The circuit court granted the insurance company’s motion, and the appellate court affirmed. The 1st District began its analysis by noting that, in Haddick v. Valor Insurance, our Supreme Court set forth the elements required to establish a bad-faith claim: 1) the duty to settle arose; 2) the insurer breached the duty; and 3) the breach caused injury to the insured. 198 Ill.2d 409, 416 (2001).

The duty to settle arises “when a claim has been made against the insured and there is a reasonable probability of recovery in excess of the policy limits and a reasonable probability of a finding of liability against the insured.” Id.

The court recognizing that no Illinois authority has defined “reasonable probability” in the context of a bad-faith pleading, or the level of the pleading detail required to survive a Section 2–615 motion to dismiss a complaint alleging bad faith by a third party.
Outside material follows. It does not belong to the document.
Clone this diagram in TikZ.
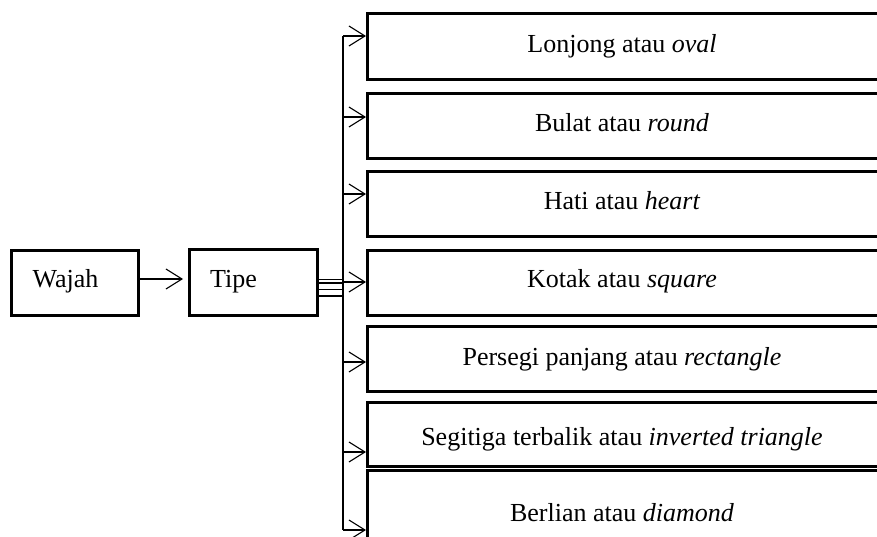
\documentclass[tikz,border=0pt]{standalone}
\usepackage{fontspec}
\setmainfont{Liberation Serif}
\usetikzlibrary{arrows.meta}
\begin{document}
\begin{tikzpicture}[x=1pt,y=-1pt,
  box/.style={draw,line width=2.6pt,inner sep=0pt},
  lbl/.style={anchor=base,inner sep=0pt,font=\fontsize{26}{31}\selectfont},
  conn/.style={line width=1.2pt},
  arr/.style={conn,-{Straight Barb[length=16pt,width=20pt,line width=1.1pt]}}]
\useasboundingbox (0,0) rectangle (877,537);

% left-hand boxes
\node[box,minimum width=127pt,minimum height=65pt,anchor=north west] (wajah) at (10,249) {};
\node[lbl] (twajah) at (65.5,287) {Wajah};
\node[box,minimum width=128pt,minimum height=66pt,anchor=north west] (tipe) at (188,248) {};
\node[lbl] (ttipe) at (233.5,287) {Tipe};

% right-hand boxes (running past the right edge)
\foreach \n/\top/\h in {1/12/66, 2/92/65, 3/170/65, 4/249/65, 5/325/65, 6/401/64, 7/469/100}{
  \node[box,minimum width=514pt,minimum height=\h pt,anchor=north west] (b\n) at (366,\top) {};
}
\node[lbl] (t1) at (622,53) {Lonjong atau \textit{oval}};
\node[lbl] (t2) at (622,132) {Bulat atau \textit{round}};
\node[lbl] (t3) at (622,210) {Hati atau \textit{heart}};
\node[lbl] (t4) at (622,287) {Kotak atau \textit{square}};
\node[lbl] (t5) at (622,365) {Persegi panjang atau \textit{rectangle}};
\node[lbl] (t6) at (622,445) {Segitiga terbalik atau \textit{inverted triangle}};
\node[lbl] (t7) at (622,521) {Berlian atau \textit{diamond}};

% Wajah -> Tipe
\coordinate (wt) at (183,279);
\draw[arr] (wajah.east |- wt) -- (wt);

% stubs from Tipe to the bracket
\coordinate (top) at (343,36);
\coordinate (bot) at (343,530);
\foreach \y in {279.5,283,289.5,296}{
  \draw[conn] (tipe.east |- 0,\y) -- (top |- 0,\y);
}
\draw[conn] (top) -- (bot);

% bracket arrows into each box
\foreach \n/\y in {1/36, 2/117, 3/194, 4/282, 5/362, 6/452, 7/530}{
  \draw[arr] (top |- 0,\y) -- (b\n.west |- 0,\y);
}
\end{tikzpicture}
\end{document}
But it found that the plaintiff’s allegation that the insurance company “was aware” of a workers’ compensation lien and medical bills exceeding the $20,000 policy limits was (barely) sufficient to establish for motion-to-dismiss purposes that a reasonable probability of recovery in excess of the policy limits existed.

Not so for liability. The “reasonable probability” standard set forth in Haddick requires the plaintiff to plead facts that demonstrate liability is “probable,” as opposed to merely “possible.” Haddick, 198 Ill.2d at 417.

In other words, Haddick requires the pleading of facts which show that liability is at least more likely than not but not necessarily a certainty. Given the nature of the accident, and the plaintiff’s admission that he made a (potentially illegal) U-turn in front of the defendant’s vehicle, the court found the plaintiff failed to sufficiently plead facts demonstrating a reasonable probability of liability against the defendant.

So the insurance company did not have a duty to settle the case for the policy limits.